Le uniche due cose interessanti che ho imparato da “Money Shot: la storia di Pornhub” (appena uscito su Netflix e subito in Top Ten) è l’esistenza del “Dick Rating”, ossia quella pratica sessuale con la quale qualcuno manda una foto del proprio pene a una sex worker e lei gli fa la recensione, tipo: “Belle vene” o – giuro – “sembra molto idratato” (non pensavo fosse una cosa woke e permessa, ma dato che lo è posso dirvi che l’unico paio di tette che si vedono nel documentario sono quelle di Gwen Adora, categoria BBW – Big Beautiful Women – e avrei preferito non vederle anche se sembravano idratate). La seconda novità interessante è l’esistenza di video hard sul sesso consensuale la cui sceneggiatura è strepitosa: due lui e una lei. E lei che dice: “Gli schiaffi mi piacciono, sul sedere belli forti, ma se me li date in faccia andateci più piano. Ovviamente se vi piace. E a voi cosa piace?”; Mentre lui 1: “I bacini sensuali”; Oppure lui 2: “Il solletichino sul collo. Ma niente strangolamento”; Lei: “A me invece piace strangolare, mi ero dimenticato di dirlo. Ma se a voi non piace non lo farò”. Tutti felici.

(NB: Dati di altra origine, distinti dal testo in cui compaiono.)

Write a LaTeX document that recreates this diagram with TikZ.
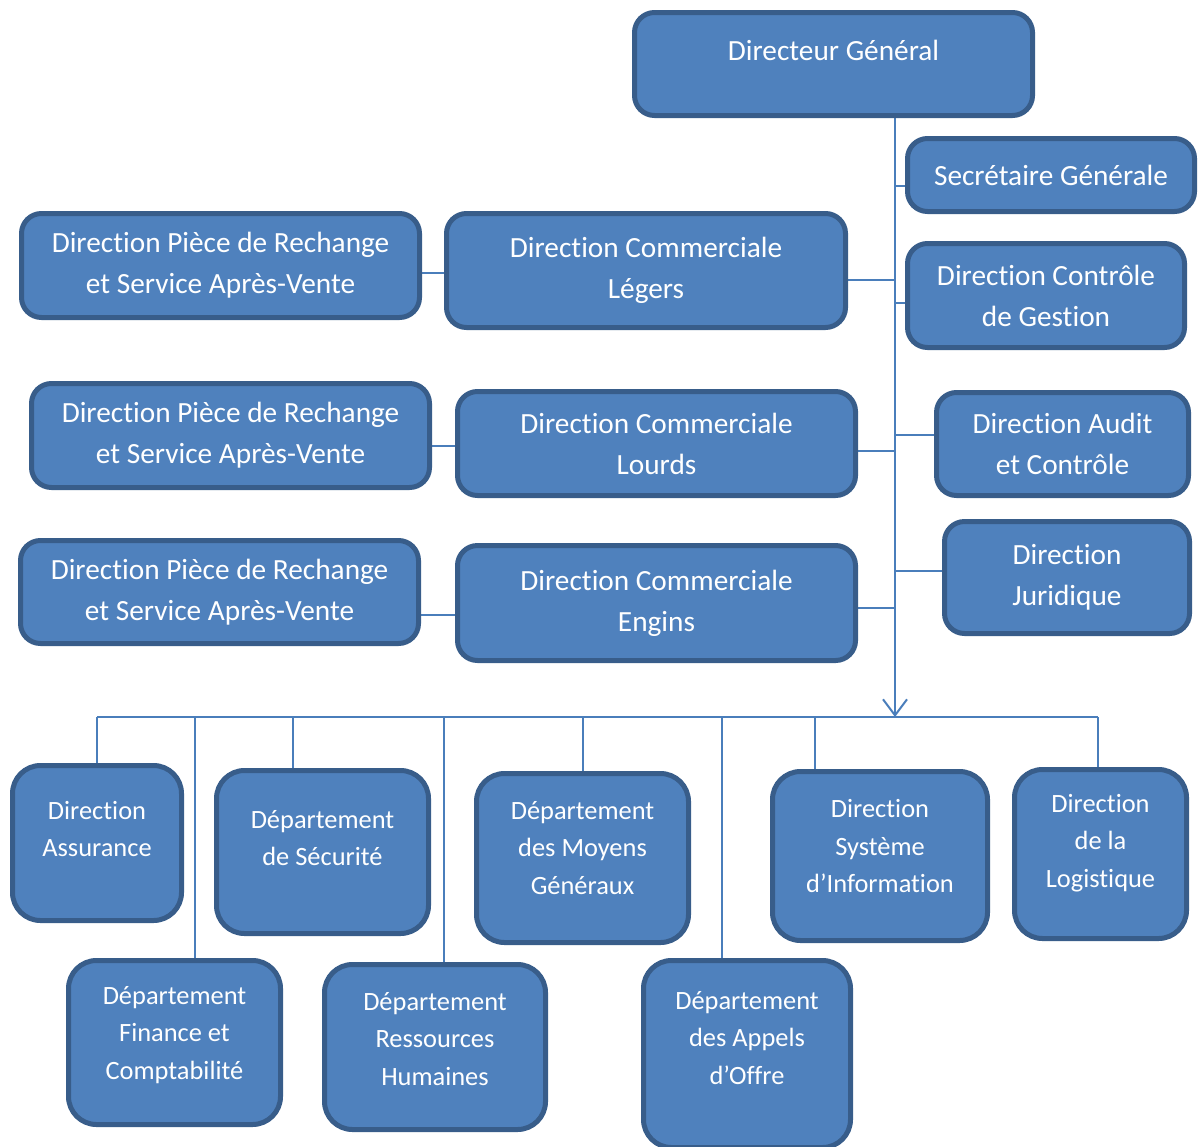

Per il resto, “Money Shot: la storia di Pornhub”, fa passare la voglia di masturbarsi persino agli uomini terrorizzati da questa faccenda prostatica per cui bisognerebbe eiaculare almeno 21 volte al mese e che mi sembra una forma di sfruttamento sessuale verso se stessi. In realtà il documentario ha poco a vedere con la storia di Pornhub o del sesso online ma parla dell’ormai famoso articolo di Nicholas Kristof sul New York Times (intitolato “I bambini di Pornhub”) e delle accuse al sito di monetizzare su video (caricati anonimamente) in cui erano presenti pedopornografia, stupri, sfruttamento sessuale, doxing e tutto l’universo legato ai reati inerenti al sesso. A controcanto, la difesa del sito non solo da parte dei sex worker ma persino di “ambassador” di Pornhub (e sto cercando di immaginarmi cosa scrivono sulle targhe diplomatiche, dato che Pornhub è anche famoso per la pubblicità megalitica a Times Square che recitava “Ti basta una mano”). Ma comunque.

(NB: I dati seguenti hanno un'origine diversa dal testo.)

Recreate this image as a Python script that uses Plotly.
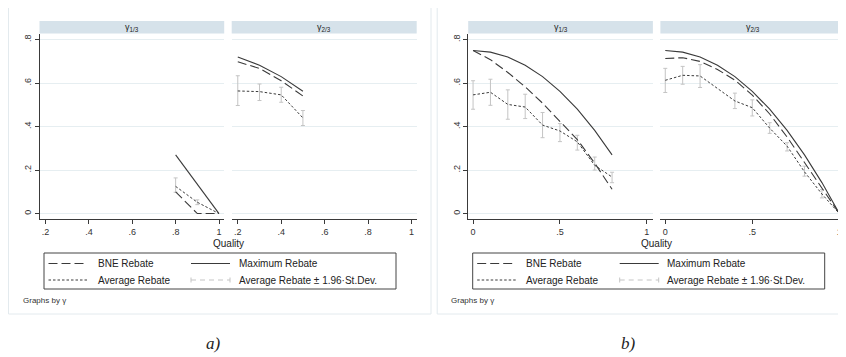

Da un lato una attivista che lancia la campagna “traffickinghub” che accusa il sito di non effettuare alcun controllo sui materiali “caricati” e quindi di favorire il traffico di esseri umani (attivista dietro cui sta un’associazione cristiana estremista che in realtà vuole abolire tutto il mondo della pornografia - e svuotare l’oceano con un cucchiaio, probabilmente) che prende di mira il pesce più grosso dell’acquario per farsi pubblicità (malizioso che sono), e dall’altra parte il pesce più grosso dell’acquario che poi è proprio uno squalo e che per anni ha davvero fatto soldi su contenuti che era possibile mettere online anonimamente e senza controllo. Alle accuse andrebbe aggiunto anche lo sfruttamento dei “moderatori”: ne intervistano uno, pixelato e con la voce stravolta; “Dovevamo guardare tra i 700 e gli 800 video porno al giorno, ovviamente non potevamo vederli tutti”, ne guardavano solo poche centinaia e ad avanzamento veloce. Il documentario non ha un punto di vista, si limita soltanto a presentare dei fatti che si scontrano tra loro: l’effettiva presenza di materiale penalmente condannabile sul sito e la difesa di chi lavora nel mondo del sesso e che in Pornhub ha trovato la maniera di bypassare le case di produzioni, un po’ come quelli che si autopubblicano i libri su Amazon (per uno che ce la fa…). La società proprietaria di Pornhub, Mindgeek, per anni non ha fatto nulla per rimuovere i contenuti dubbi fino a quando Mastercard e Visa non hanno preso la decisione di non accettare più transazioni inerenti al sito. A quel punto sono sorti i problemi morali ed etici con conseguente cancellazione di dieci milioni di video “non verificati”. Praticamente, niente di nuovo. Infine qualcuno ammette: il problema non è Internet. Ma va?